Season after season, Stratton’s design ethos demonstrates how forward yet timeless creations of graceful, structured pieces can become progressive, modern classics. He produces his luxurious made-to-measure clothing line and handbags in the United States. Superior both in design and fit compared to ordinary ready-to-wear, each made-to-measure garment is constructed to fit the client individually. After her measurements are taken, they are then paired with an existing base pattern of equivalent size and altered to create a new pattern from which to construct her custom garment; the result is a well-fitted product, created in the client's chosen textiles. The usual time frame for made-to-measure clothing is approximately three weeks.


Following his first collection’s sale to Barneys, Stratton worked for the international house of Carolina Herrera before landing a two-year stint at Albert Nipon as head design assistant. When the company folded, Stratton decided to once again venture out on his own. His Fall 1992 line of chic day dresses, in sumptuous wools and silks, earned him an article in WWD as a promising young talent. Henri Bendel and a few specialty boutiques carried the line. He then began generating a number of private clients who were seeking one-of-a-kind designs.

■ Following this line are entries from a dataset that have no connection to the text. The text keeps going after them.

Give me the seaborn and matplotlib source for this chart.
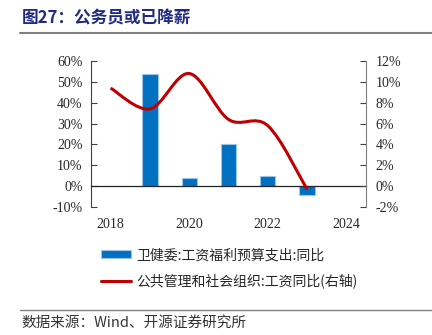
import numpy as np
import pandas as pd
import matplotlib
matplotlib.use("Agg")
import matplotlib.pyplot as plt
from matplotlib.path import Path
from matplotlib.patches import PathPatch
from matplotlib.lines import Line2D
from matplotlib.patches import Patch
import seaborn as sns

# ---- data ----
years = ["2018", "2019", "2020", "2021", "2022", "2023", "2024"]
bar_values = [np.nan, 54.0, 3.8, 20.0, 5.0, -4.3, np.nan]          # 卫健委 工资福利预算支出 同比 (%)
line_years = ["2018", "2019", "2020", "2021", "2022", "2023"]
line_values = [9.4, 7.4, 10.8, 6.4, 5.8, -0.3]                     # 公共管理和社会组织 工资同比 (%), right axis
left_ticks = [-10, 0, 10, 20, 30, 40, 50, 60]
right_ticks = [-2, 0, 2, 4, 6, 8, 10, 12]
xlabel_years = ["2018", "2020", "2022", "2024"]

title = "图27：公务员或已降薪"
bar_label = "卫健委:工资福利预算支出:同比"
line_label = "公共管理和社会组织:工资同比(右轴)"
source = "数据来源：Wind、开源证券研究所"

sns.set_style("white")
plt.rcParams["font.family"] = ["Liberation Serif", "Noto Sans CJK SC", "DejaVu Sans"]
plt.rcParams["axes.unicode_minus"] = False

W, H = 432, 335
fig = plt.figure(figsize=(W / 100, H / 100), dpi=100)
ax = fig.add_axes([91 / W, 1 - 207 / H, (366 - 91) / W, (207 - 61) / H])

df = pd.DataFrame({"year": years, "value": bar_values})
sns.barplot(data=df, x="year", y="value", order=years, ax=ax,
            color="#0070C0", saturation=1, width=0.39,
            edgecolor="#9DC3E6", linewidth=0.8)

ax.set_xlim(-0.5, len(years) - 0.5)
ax.set_ylim(-10, 60)
ax.set_yticks(left_ticks)
ax.set_yticklabels([f"{t}%" for t in left_ticks])
ax.set_xlabel("")
ax.set_ylabel("")

for s in ["top", "right"]:
    ax.spines[s].set_visible(False)
ax.spines["left"].set_color("#404040")
ax.spines["left"].set_linewidth(0.8)
ax.spines["bottom"].set_position(("data", 0))
ax.spines["bottom"].set_color("#222222")
ax.spines["bottom"].set_linewidth(0.9)

# x: major ticks at boundaries (marks only), minor ticks for the year labels
label_pos = [years.index(y) for y in xlabel_years]
ax.set_xticks([1.5, 3.5, 5.5])
ax.set_xticklabels([])
ax.set_xticks(label_pos, minor=True)
ax.set_xticklabels(xlabel_years, minor=True)
ax.tick_params(axis="x", which="major", direction="in", length=4, width=0.8, color="#404040")
ax.tick_params(axis="x", which="minor", length=0, pad=23, labelsize=10)
ax.tick_params(axis="y", direction="in", length=4, width=0.8, color="#404040",
               left=True, labelsize=10, pad=6)

# right axis + smooth line
ax2 = ax.twinx()
ax2.set_ylim(-2, 12)
ax2.set_yticks(right_ticks)
ax2.set_yticklabels([f"{t}%" for t in right_ticks])
for s in ["top", "left", "bottom"]:
    ax2.spines[s].set_visible(False)
ax2.spines["right"].set_color("#808080")
ax2.spines["right"].set_linewidth(0.8)
ax2.tick_params(axis="y", direction="in", length=4, width=0.8, color="#404040",
                right=True, labelsize=10, pad=7)

xs = np.array([years.index(y) for y in line_years], dtype=float)
ys = np.array(line_values, dtype=float)
pts = np.column_stack([xs, ys])
n = len(pts)
verts = [tuple(pts[0])]
codes = [Path.MOVETO]
for i in range(n - 1):
    p0 = pts[i - 1] if i > 0 else pts[i]
    p1 = pts[i]
    p2 = pts[i + 1]
    p3 = pts[i + 2] if i + 2 < n else pts[i + 1]
    c1 = p1 + (p2 - p0) / 6.0
    c2 = p2 - (p3 - p1) / 6.0
    verts += [tuple(c1), tuple(c2), tuple(p2)]
    codes += [Path.CURVE4] * 3
ax2.add_patch(PathPatch(Path(verts, codes), facecolor="none", edgecolor="#C00000",
                        linewidth=2.2, capstyle="butt", zorder=5))

# legend
handles = [Patch(facecolor="#0070C0", edgecolor="#9DC3E6", linewidth=0.8),
           Line2D([0], [0], color="#C00000", linewidth=2.2)]
fig.legend(handles, [bar_label, line_label], loc="upper center",
           bbox_to_anchor=(229 / W, 1 - 244 / H), frameon=False, ncol=1,
           prop={"family": ["Noto Sans CJK SC", "DejaVu Sans"], "size": 10},
           handlelength=2.2, handleheight=0.45, labelspacing=0.8, handletextpad=0.35,
           borderaxespad=0, borderpad=0.3)

# title, rules, source
fig.text(22 / W, 1 - 18 / H, title, color="#1F2A80", fontsize=12, fontweight="bold",
         family=["Noto Sans CJK SC", "DejaVu Sans"], va="center", ha="left")
fig.add_artist(Line2D([20 / W, 1.0], [1 - 33 / H] * 2, color="#808080", linewidth=1.5))
fig.add_artist(Line2D([20 / W, 1.0], [1 - 310 / H] * 2, color="#808080", linewidth=1.0))
fig.text(21 / W, 1 - 323 / H, source, color="#333333", fontsize=10.5,
         family=["Noto Sans CJK SC", "DejaVu Sans"], va="center", ha="left")

fig.savefig("out.png", dpi=100)
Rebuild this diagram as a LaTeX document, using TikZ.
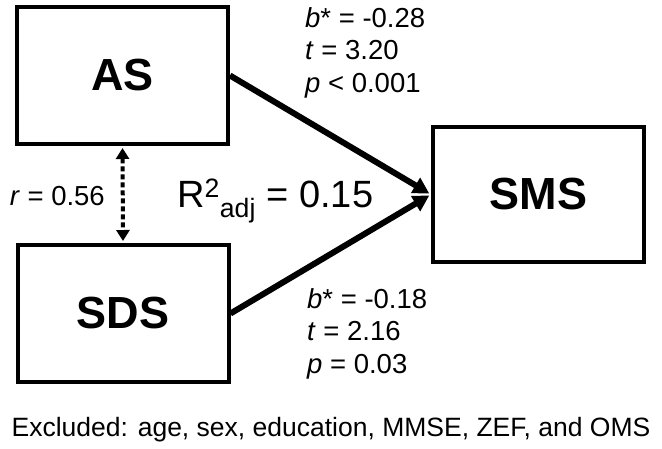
\documentclass[tikz,border=0pt]{standalone}
\usepackage{fontspec}
\setmainfont{Liberation Sans}
\usetikzlibrary{arrows.meta}

\begin{document}
\begin{tikzpicture}[x=1pt,y=-1pt]
  \tikzstyle{bloc}=[draw, line width=4pt, minimum width=211pt, minimum height=137pt, inner sep=0, font=\fontsize{45}{54}\selectfont\bfseries];
  \tikzstyle{stat}=[inner sep=0, align=left, font=\fontsize{27.5}{32.5}\selectfont];
  \tikzstyle{effet}=[line width=6pt, -{Triangle[length=16pt,width=17pt]}, shorten >=2pt];
  \tikzstyle{corr}=[line width=4pt, dash pattern=on 5pt off 3pt, {Triangle[length=11pt,width=13pt]}-{Triangle[length=11pt,width=13pt]}, shorten <=2pt, shorten >=2pt];

  \useasboundingbox (0,0) rectangle (662,448);

  \node[bloc] (as) at (122.5,75.5) {AS};
  \node[bloc] (sds) at (123,313.5) {SDS};
  \node[bloc, minimum height=135pt] (sms) at (538.5,194.5) {SMS};

  \draw[effet] (as.east) -- (sms.west);
  \draw[effet] (sds.east) -- (sms.west);
  \draw[corr] (as.south) -- (sds.north);

  \node[stat, anchor=north west] (haut) at (305,7) {\textit{b}* = -0.28\\\textit{t} = 3.20\\\textit{p} < 0.001};
  \node[stat, anchor=north west] (bas) at (307,288) {\textit{b}* = -0.18\\\textit{t} = 2.16\\\textit{p} = 0.03};
  \node[stat, anchor=base east] (r) at (105,205) {\textit{r} = 0.56};
  \node[inner sep=0, anchor=base west, font=\fontsize{38}{46}\selectfont] (rdeux) at (177,207) {R\textsuperscript{2}\textsubscript{adj} = 0.15};
  \node[stat, anchor=base, font=\fontsize{26.5}{32}\selectfont] (exclu) at (331,436) {Excluded: age, sex, education, MMSE, ZEF, and OMS};
\end{tikzpicture}
\end{document}
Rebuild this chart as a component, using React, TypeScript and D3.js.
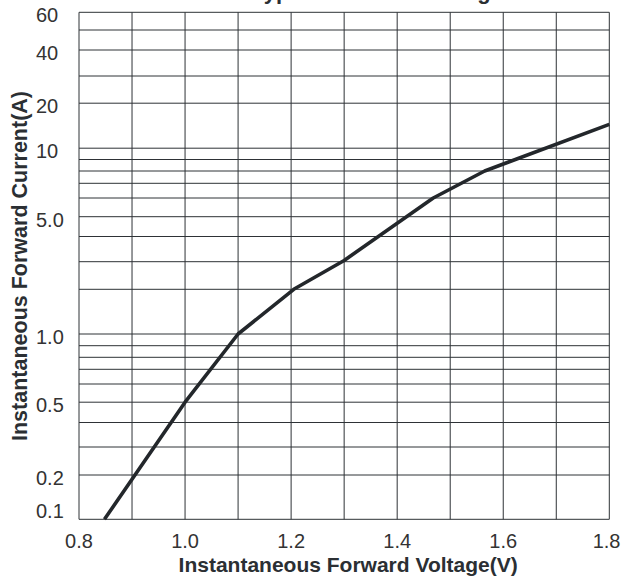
import React from "react";
import * as d3 from "d3";

// ---- data ----
const voltage = [0.848, 1.0, 1.1, 1.205, 1.3, 1.468, 1.565, 1.8];
const current = [0.1, 0.5, 1.0, 2.0, 3.05, 6.0, 8.0, 15.3];

const xTickValues = [0.8, 1.0, 1.2, 1.4, 1.6, 1.8];
const xGridValues = [0.8, 0.9, 1.0, 1.1, 1.2, 1.3, 1.4, 1.5, 1.6, 1.7, 1.8];
const yGridValues = [0.1, 0.2, 0.3, 0.4, 0.5, 0.6, 0.7, 0.8, 0.9, 1, 2, 3, 4, 5, 6, 7, 8, 9, 10, 20, 30, 40, 50, 60];
const yTickValues = [0.1, 0.2, 0.5, 1, 5, 10, 20, 40, 60];
const yTickLabels = ["0.1", "0.2", "0.5", "1.0", "5.0", "10", "20", "40", "60"];

const title = "Typical Forward Voltage";
const xTitle = "Instantaneous Forward Voltage(V)";
const yTitle = "Instantaneous Forward Current(A)";

// ---- layout (the chart's hand-drawn, non-uniform current axis) ----
const W = 622;
const H = 576;
const left = 79;
const right = 609.3;
const yAxisPositions = [519.3, 475, 447, 422.5, 402.2, 384, 369.3, 357.3, 345.7, 334, 289.3, 261.7, 236.5, 216.7, 198, 183.3, 171, 159.5, 148.2, 103.2, 76, 50, 30, 12.3];

export default function App() {
  const x = d3.scaleLinear().domain([0.8, 1.8]).range([left, right]);
  const y = d3.scaleLinear().domain(yGridValues).range(yAxisPositions);
  const top = y(60);
  const bottom = y(0.1);
  const pts = voltage.map((v, i) => [v, current[i]] as [number, number]);
  const line = d3
    .line<[number, number]>()
    .x((d) => x(d[0]))
    .y((d) => y(d[1]));
  const font = "'Liberation Sans', Arial, Helvetica, sans-serif";
  const gridColor = "#2e3236";
  return (
    <svg
      width={W}
      height={H}
      style={{ position: "absolute", left: 0, top: 0, background: "#fff" }}
      fontFamily={font}
    >
      <rect x={0} y={0} width={W} height={H} fill="#fff" />
      {yGridValues.map((v) => (
        <line key={"h" + v} x1={left} x2={right} y1={y(v)} y2={y(v)} stroke={gridColor} strokeWidth={1} />
      ))}
      {xGridValues.map((v) => (
        <line key={"v" + v} x1={x(v)} x2={x(v)} y1={top} y2={bottom} stroke={gridColor} strokeWidth={1} />
      ))}
      <path d={line(pts) || ""} fill="none" stroke="#23272b" strokeWidth={3.6} strokeLinejoin="round" />
      {yTickValues.map((v, i) => (
        <text
          key={"yt" + v}
          x={36}
          y={i === 0 ? y(v) - 1 : y(v) + 10}
          textAnchor="start"
          fontSize={20}
          fill="#333"
        >
          {yTickLabels[i]}
        </text>
      ))}
      {xTickValues.map((v, i) => {
        const last = i === xTickValues.length - 1;
        return (
          <text
            key={"xt" + v}
            x={last ? W - 1.5 : x(v)}
            y={548}
            textAnchor={last ? "end" : "middle"}
            fontSize={20}
            fill="#333"
          >
            {v.toFixed(1)}
          </text>
        );
      })}
      <text x={(left + right) / 2 + 4} y={572} textAnchor="middle" fontSize={21} fontWeight="bold" fill="#2b2f33">
        {xTitle}
      </text>
      <text
        transform={`translate(26.5, 266) rotate(-90)`}
        textAnchor="middle"
        fontSize={21.5}
        fontWeight="bold"
        fill="#2b2f33"
      >
        {yTitle}
      </text>
      <text x={252} y={-1.5} textAnchor="start" fontSize={22} fontWeight="bold" fill="#2b2f33">
        {title}
      </text>
    </svg>
  );
}
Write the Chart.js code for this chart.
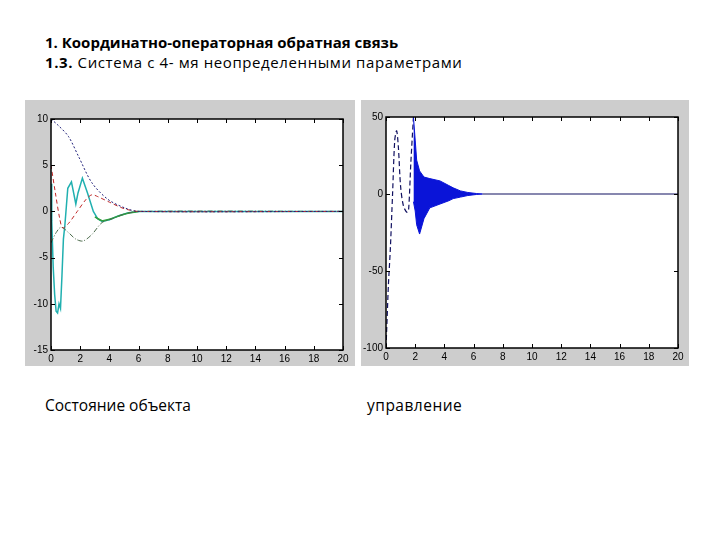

In 1998, Stratton was hired by Mary McFadden Suits to revamp their fall collection and to design their Spring 1999 line. He followed this experience with his first runway show at Boylan Studios during the Spring 1999 collections. The following season, in April 1999, Stratton was invited to participate in the South of Seventh shows, a venue for new talent, where he showed his Fall collection. Henri Bendel and several boutiques carried this well-received line. Stratton’s Fall 2001 collection received much positive attention and earned him another piece in WWD.


In October 2003, Stratton was invited to join the Soho concept shop 30 Vandam, a cooperative venue for designers to present and sell their collections each season with complete creative freedom. His seasonal collections at 30 Vandam have garnered attention in W, WWD, Paper, and The New York Times. He also appeared as the subject of an article about style and design in the Sunday edition of The New York Post. In 2008, he joined the faculty of FIT as a counselor to design students in their Career & Internship Center. Stratton continues to produce small seasonal collections and has a number of private clients, including a few high-profile names, for whom he regularly designs.